While Knudsen gave Slender Man his name and physique, the Slender Man legend was the communal, home-grown creation of a slew of internet users.

"If you want to study the life cycle of a meme from a random internet post to a fully realized, culturally known concept," noted Carli Velocci for The Verge, "you can't get much better than Slender Man."

On June 20, 2009, just 10 days after Knudsen's posts, the YouTube channel Marble Hornets premiered. The channel featured a Blair Witch Project-style found footage series about a film student being stalked by a figure known as "The Operator" - which appeared to have been inspired by Slender Man.

Produced by three film students from Alabama, Marble Hornets quickly began to garner fans on YouTube. Joseph DeLage, Tim Sutton, and Troy Wagner shot the nearly 90-episode series with practically no budget - and it ran for five years. And it still boasts more than 500,000 subscribers.

Other Slender Man-inspired videos and video games soon followed, appearing on websites with hundreds of thousands of visitors. In these depictions, Slender Man was always a tall, faceless figure with a dark suit and long arms, who usually had tentacles on his back. But fans soon filled in the blanks of the mythos with their own ideas as to what he did and why.

"The ‘open source' nature of it - a wide-ranging canon with lots of gaps to fill in around a fairly well-defined spine - helped a lot, I think," said Cat Vincent, a Slender Man enthusiast.

Users posited that he preyed on children, beckoning them into the woods and inviting them to kill in order to be initiated into his "proxy." His modes and motives were always left ambiguous. But in many ways, it was scarier not knowing any of the specific details about his backstory.
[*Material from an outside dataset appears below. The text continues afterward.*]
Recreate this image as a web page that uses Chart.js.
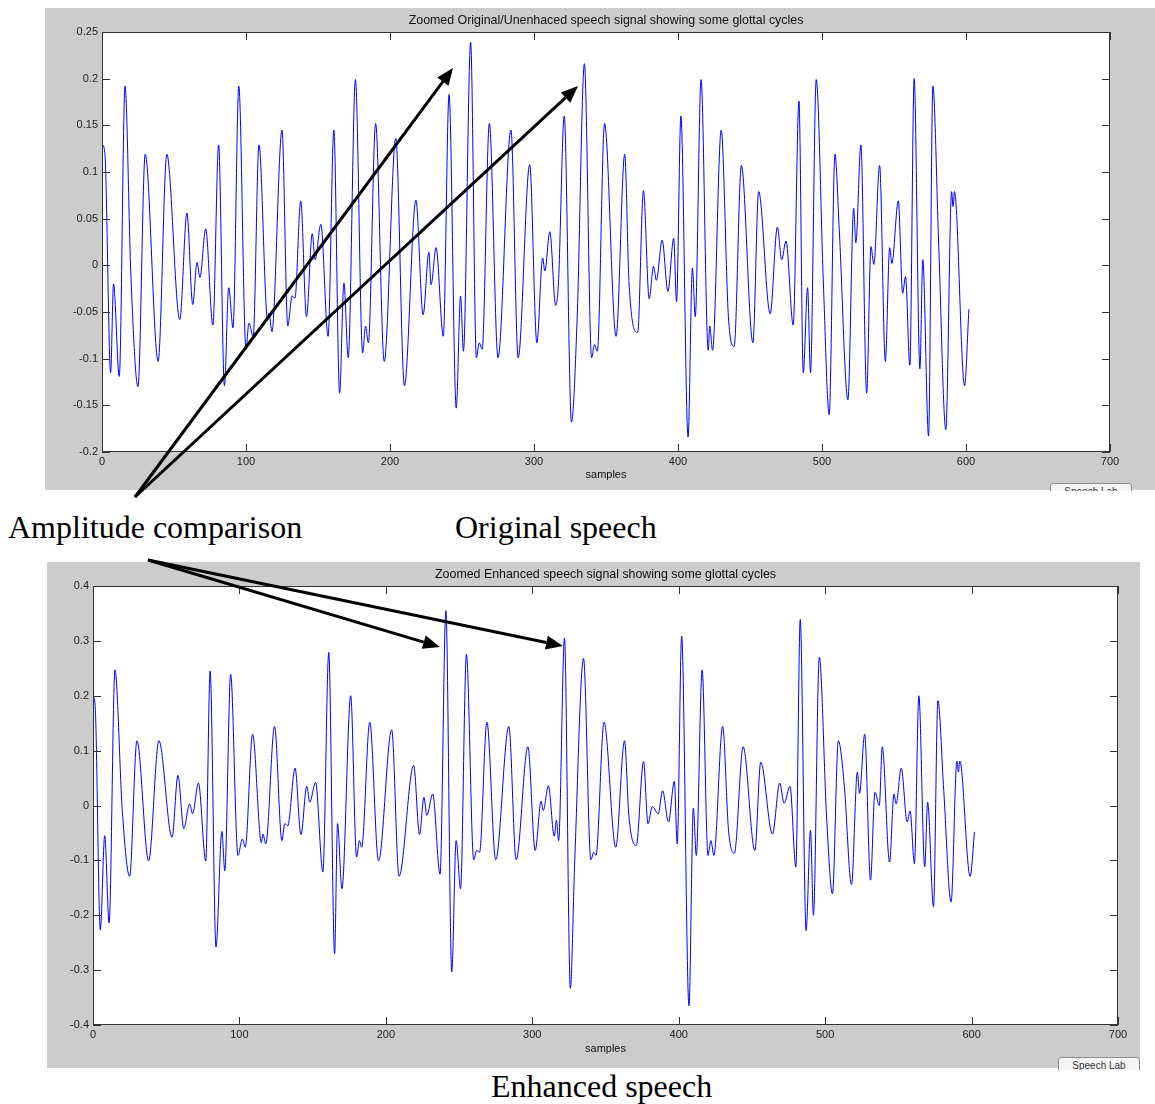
<!DOCTYPE html>
<html>
<head>
<meta charset="utf-8">
<title>Glottal cycles</title>
<script src="https://cdn.jsdelivr.net/npm/chart.js@4.4.1/dist/chart.umd.min.js"></script>
<style>
  body { margin: 0; background: #fff; width: 1155px; height: 1104px; position: relative; overflow: hidden;
         font-family: 'Liberation Sans', Arial, sans-serif; }
  canvas.panel { position: absolute; }
  .caption { position: absolute; font-family: 'Liberation Serif', 'Times New Roman', serif; font-size: 32px;
             line-height: 32px; color: #000; white-space: nowrap; }
  .btnclip { position: absolute; overflow: hidden; }
  .btn { position: absolute; left: 0; top: 0; width: 82px; height: 20px; box-sizing: border-box;
         border: 1px solid #8c8c8c; border-radius: 3px; background: #f6f6f6; font-size: 10px; color: #333;
         text-align: center; line-height: 15px; }
  #arrows { position: absolute; left: 0; top: 0; pointer-events: none; z-index: 5; }
</style>
</head>
<body>

<canvas id="origChart" class="panel" width="1110" height="482" style="left:45px;top:8px"></canvas>
<canvas id="enhChart" class="panel" width="1093" height="506" style="left:47px;top:562px"></canvas>

<div class="btnclip" style="left:1050px;top:483px;width:84px;height:8px"><div class="btn">Speech Lab</div></div>
<div class="btnclip" style="left:1058px;top:1057px;width:84px;height:13px"><div class="btn">Speech Lab</div></div>

<div class="caption" style="left:8px;top:511px">Amplitude comparison</div>
<div class="caption" style="left:455px;top:511px">Original speech</div>
<div class="caption" style="left:491px;top:1070px">Enhanced speech</div>

<canvas id="arrows" width="1155" height="1104"></canvas>

<script>
// original (unenhanced) signal: sample index / amplitude at each turning point
const origSamples = [0, 2, 6, 8, 12, 16, 20, 25, 30, 39, 45, 54, 59, 63, 66, 68, 72, 77, 81, 85,
  88, 91, 95, 100, 102, 105, 109, 115, 116, 118, 125, 129, 132, 134, 138, 142, 146, 148, 152, 157,
  161, 165, 168, 171, 176, 181, 183, 185, 190, 196, 204, 210, 218, 223, 227, 228.5, 232, 237, 241, 246,
  249, 251, 256, 260, 262, 264, 269, 275, 284, 289, 297, 302, 306, 307.5, 311, 315, 317, 321, 326, 330,
  335, 340, 342, 344, 349, 357, 363, 366, 372, 376, 380, 383, 385, 389, 393, 397, 399, 402, 407, 410,
  412, 416, 421, 422, 424, 430, 435, 439, 444, 452, 456, 464, 469, 472, 475, 480, 484, 487, 490, 492,
  496, 501, 505, 509, 512, 518, 522, 523.5, 527, 531, 534, 536, 540, 544, 547, 548.5, 553, 556, 558, 561,
  564, 568, 570, 574, 577, 581, 586, 590, 591, 592, 599, 602];
const origValues = [0.13, 0.12, -0.115, -0.02, -0.119, 0.192, -0.008, -0.13, 0.119, -0.103, 0.119, -0.058, 0.056, -0.042, 0.003, -0.013, 0.039, -0.064, 0.129, -0.129,
  -0.024, -0.067, 0.192, -0.09, -0.062, -0.076, 0.129, -0.058, -0.051, -0.071, 0.145, -0.065, -0.033, -0.035, 0.069, -0.055, 0.034, 0.006, 0.044, -0.076,
  0.145, -0.137, -0.019, -0.099, 0.199, -0.094, -0.065, -0.083, 0.152, -0.103, 0.136, -0.129, 0.07, -0.053, 0.014, -0.021, 0.019, -0.076, 0.183, -0.153,
  -0.033, -0.092, 0.239, -0.099, -0.083, -0.09, 0.152, -0.099, 0.145, -0.099, 0.108, -0.083, 0.008, -0.006, 0.036, -0.043, -0.018, 0.16, -0.168, -0.055,
  0.216, -0.099, -0.085, -0.092, 0.152, -0.076, 0.119, -0.019, -0.072, 0.08, -0.036, -0.001, -0.016, 0.027, -0.028, 0.029, -0.039, 0.16, -0.184, -0.003,
  -0.055, 0.199, -0.091, -0.065, -0.091, 0.145, -0.055, -0.087, 0.107, -0.083, 0.079, -0.052, 0.041, 0.006, 0.026, -0.064, 0.176, -0.115, -0.024, -0.115,
  0.199, -0.021, -0.16, 0.119, 0.038, -0.144, 0.061, 0.024, 0.129, -0.137, 0.02, 0.001, 0.107, -0.103, 0.019, 0.002, 0.069, -0.03, -0.012, -0.107,
  0.2, -0.111, 0.006, -0.183, 0.192, 0.024, -0.176, 0.079, 0.063, 0.079, -0.129, -0.047];

// enhanced signal
const enhSamples = [0, 1.5, 5, 8, 11, 15, 20, 25, 30, 38, 45, 54, 58, 62, 66, 68, 72, 77, 80, 84,
  88, 90, 94, 99, 102, 104, 109, 115, 116, 118, 124, 129, 131, 133, 138, 142, 146, 148, 152, 157,
  161, 165, 167, 170, 176, 180, 182, 183.5, 189, 195, 204, 209, 219, 223, 226, 228, 232, 237, 241, 245,
  248, 251, 255, 260, 262, 264, 269, 275, 284, 289, 297, 302, 306, 307.5, 311, 315, 316.5, 318, 322, 326,
  329, 335, 340, 342, 343.5, 349, 357, 363, 366, 371, 376, 379, 382, 386, 389, 393, 397, 399, 402, 407,
  410, 412, 416, 420, 422, 424, 430, 434, 438, 444, 452, 456, 464, 469, 472, 476, 480, 483, 487, 490,
  492, 496, 501, 505, 509, 513, 518, 522, 523.5, 527, 531, 534, 537, 539, 544, 547, 548.5, 552, 556, 558,
  561, 564, 568, 570, 574, 577, 581, 586, 590, 591, 592, 599, 602];
const enhValues = [0.2, 0.18, -0.227, -0.055, -0.214, 0.247, -0.009, -0.129, 0.118, -0.101, 0.118, -0.058, 0.055, -0.042, 0.003, -0.015, 0.041, -0.101, 0.245, -0.258,
  -0.047, -0.119, 0.239, -0.091, -0.061, -0.076, 0.13, -0.068, -0.052, -0.07, 0.144, -0.064, -0.033, -0.037, 0.068, -0.053, 0.035, 0.006, 0.042, -0.121,
  0.279, -0.27, -0.033, -0.152, 0.2, -0.094, -0.064, -0.076, 0.152, -0.101, 0.138, -0.129, 0.073, -0.053, 0.015, -0.018, 0.021, -0.125, 0.355, -0.303,
  -0.064, -0.152, 0.276, -0.099, -0.082, -0.085, 0.152, -0.099, 0.144, -0.099, 0.107, -0.082, 0.008, -0.009, 0.036, -0.056, -0.027, -0.064, 0.305, -0.333,
  -0.1, 0.268, -0.099, -0.085, -0.091, 0.152, -0.076, 0.118, -0.02, -0.073, 0.08, -0.033, -0.002, -0.015, 0.027, -0.03, 0.044, -0.07, 0.309, -0.365,
  -0.005, -0.091, 0.247, -0.091, -0.064, -0.091, 0.144, -0.045, -0.087, 0.107, -0.082, 0.079, -0.052, 0.041, 0.004, 0.035, -0.112, 0.339, -0.228, -0.045,
  -0.2, 0.27, -0.021, -0.161, 0.118, 0.039, -0.144, 0.061, 0.022, 0.13, -0.136, 0.024, 0, 0.107, -0.103, 0.021, 0.003, 0.068, -0.03, -0.01,
  -0.106, 0.2, -0.112, 0.006, -0.184, 0.191, 0.027, -0.176, 0.081, 0.061, 0.081, -0.129, -0.048];

const xTicks = [0, 100, 200, 300, 400, 500, 600, 700];
const origYTicks = [-0.2, -0.15, -0.1, -0.05, 0, 0.05, 0.1, 0.15, 0.2, 0.25];
const origYLabels = ['-0.2', '-0.15', '-0.1', '-0.05', '0', '0.05', '0.1', '0.15', '0.2', '0.25'];
const enhYTicks = [-0.4, -0.3, -0.2, -0.1, 0, 0.1, 0.2, 0.3, 0.4];
const enhYLabels = ['-0.4', '-0.3', '-0.2', '-0.1', '0', '0.1', '0.2', '0.3', '0.4'];

const FONT = "'Liberation Sans', Arial, sans-serif";

// gray figure, white axes, boxed frame with inward ticks (MATLAB look)
const matlabAxes = {
  id: 'matlabAxes',
  beforeDraw(chart) {
    const ctx = chart.ctx, a = chart.chartArea;
    ctx.save();
    ctx.fillStyle = '#cccccc';
    ctx.fillRect(0, 0, chart.width, chart.height);
    ctx.fillStyle = '#ffffff';
    ctx.fillRect(a.left, a.top, a.right - a.left, a.bottom - a.top);
    ctx.restore();
  },
  afterDraw(chart, args, opts) {
    const ctx = chart.ctx, a = chart.chartArea;
    const xs = chart.scales.x, ys = chart.scales.y;
    ctx.save();
    ctx.strokeStyle = '#333';
    ctx.lineWidth = 1;
    ctx.strokeRect(a.left + 0.5, a.top + 0.5, a.right - a.left - 1, a.bottom - a.top - 1);
    ctx.beginPath();
    xTicks.forEach(v => {
      const px = Math.round(xs.getPixelForValue(v)) + 0.5;
      ctx.moveTo(px, a.top); ctx.lineTo(px, a.top + 8);
      ctx.moveTo(px, a.bottom); ctx.lineTo(px, a.bottom - 8);
    });
    opts.yTicks.forEach(v => {
      const py = Math.round(ys.getPixelForValue(v)) + 0.5;
      ctx.moveTo(a.left, py); ctx.lineTo(a.left + 8, py);
      ctx.moveTo(a.right, py); ctx.lineTo(a.right - 8, py);
    });
    ctx.stroke();

    ctx.fillStyle = '#111';
    ctx.textAlign = 'center';
    ctx.textBaseline = 'middle';
    const cx = (a.left + a.right) / 2;
    ctx.font = '12.4px ' + FONT;
    ctx.fillText(opts.title, cx, a.top - 11);
    ctx.font = '11px ' + FONT;
    ctx.fillText('samples', cx, a.bottom + opts.labelGap);
    ctx.restore();
  }
};

function makeSignalChart(id, xs, ys, yTicks, yLabels, yMin, yMax, layout) {
  const ctx = document.getElementById(id).getContext('2d');
  return new Chart(ctx, {
    type: 'line',
    data: {
      datasets: [{
        data: xs.map((x, i) => ({ x: x, y: ys[i] })),
        borderColor: '#0000ff',
        borderWidth: 1,
        pointRadius: 0,
        fill: false,
        cubicInterpolationMode: 'monotone'
      }]
    },
    options: {
      responsive: false,
      animation: false,
      devicePixelRatio: 1,
      layout: { padding: { top: layout.top, right: layout.right, left: 0, bottom: 0 } },
      plugins: {
        legend: { display: false },
        tooltip: { enabled: false },
        matlabAxes: { title: layout.title, yTicks: yTicks, labelGap: layout.labelGap }
      },
      scales: {
        x: {
          type: 'linear', min: 0, max: 700,
          grid: { display: false, drawTicks: false },
          border: { display: false },
          afterBuildTicks: s => { s.ticks = xTicks.map(v => ({ value: v })); },
          afterFit: s => { s.height = layout.xHeight; },
          ticks: { autoSkip: false, maxRotation: 0, padding: 3, color: '#222', font: { family: FONT, size: 11 },
                   callback: v => String(v) }
        },
        y: {
          type: 'linear', min: yMin, max: yMax,
          grid: { display: false, drawTicks: false },
          border: { display: false },
          afterBuildTicks: s => { s.ticks = yTicks.map(v => ({ value: v })); },
          afterFit: s => { s.width = layout.yWidth; },
          ticks: { autoSkip: false, padding: 4, color: '#222', font: { family: FONT, size: 11 },
                   callback: (v, i) => yLabels[i] }
        }
      }
    },
    plugins: [matlabAxes]
  });
}

makeSignalChart('origChart', origSamples, origValues, origYTicks, origYLabels, -0.2, 0.25,
  { top: 24, right: 45, xHeight: 38, yWidth: 57, labelGap: 23,
    title: 'Zoomed Original/Unenhaced speech signal showing some glottal cycles' });

makeSignalChart('enhChart', enhSamples, enhValues, enhYTicks, enhYLabels, -0.4, 0.4,
  { top: 24, right: 22, xHeight: 43, yWidth: 46, labelGap: 24,
    title: 'Zoomed Enhanced speech signal showing some glottal cycles' });

// annotation arrows from the "Amplitude comparison" caption
const arrowLines = [
  [135, 497, 453, 68],
  [135, 497, 578, 86],
  [148, 560, 440, 647],
  [148, 560, 563, 646]
];

(function drawArrows() {
  const ctx = document.getElementById('arrows').getContext('2d');
  ctx.strokeStyle = '#000';
  ctx.fillStyle = '#000';
  ctx.lineWidth = 3;
  arrowLines.forEach(([x0, y0, x1, y1]) => {
    const ang = Math.atan2(y1 - y0, x1 - x0);
    const len = 17, half = 7;
    const bx = x1 - len * Math.cos(ang), by = y1 - len * Math.sin(ang);
    ctx.beginPath();
    ctx.moveTo(x0, y0);
    ctx.lineTo(bx, by);
    ctx.stroke();
    ctx.beginPath();
    ctx.moveTo(x1, y1);
    ctx.lineTo(bx + half * Math.sin(ang), by - half * Math.cos(ang));
    ctx.lineTo(bx - half * Math.sin(ang), by + half * Math.cos(ang));
    ctx.closePath();
    ctx.fill();
  });
})();
</script>
</body>
</html>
"Before you had angels and succubi, and then ghosts and spirits, today we have shadow people and inter-dimensional beings," said Knudsen. "The Slender Man, and other newly created entities, are just the newest addition in the progression of a long, and very real, human tradition."

Slender Man was a classic example of a "creepypasta" - a modern horror legend that makes the rounds on the internet after several people copy and paste it around the web. But many believe that this creepypasta reached its peak popularity in 2012. After that, it began to peter off.

What had once been the collective labor of love by a close-knit family of anonymous internet users soon became a commodity.

In 2013, the first-person horror video game, Slender: The Arrival, premiered as the commercial successor to the free-to-play indie game, Slender: The Eight Pages. The story of Slender Man was now for sale - tarnishing its home-grown appeal and disappointing many of its early fans.

But this disappointment was nothing compared to the real-life panic that ensued after a 2014 stabbing - which was inspired by Slender Man.

On May 30, 2014, three 12-year-old girls had a slumber party in Waukesha, Wisconsin, a suburb of Milwaukee. The next morning, one of the girls nearly bled to death after she was stabbed 19 times with a kitchen knife in the middle of the woods. Horrifically, her two "friends" that she'd spent the night with were the ones responsible for the brutal crime.

Bleeding from her arms, legs, and torso, Payton Leutner managed to drag herself to a path, where a cyclist found her and called 911.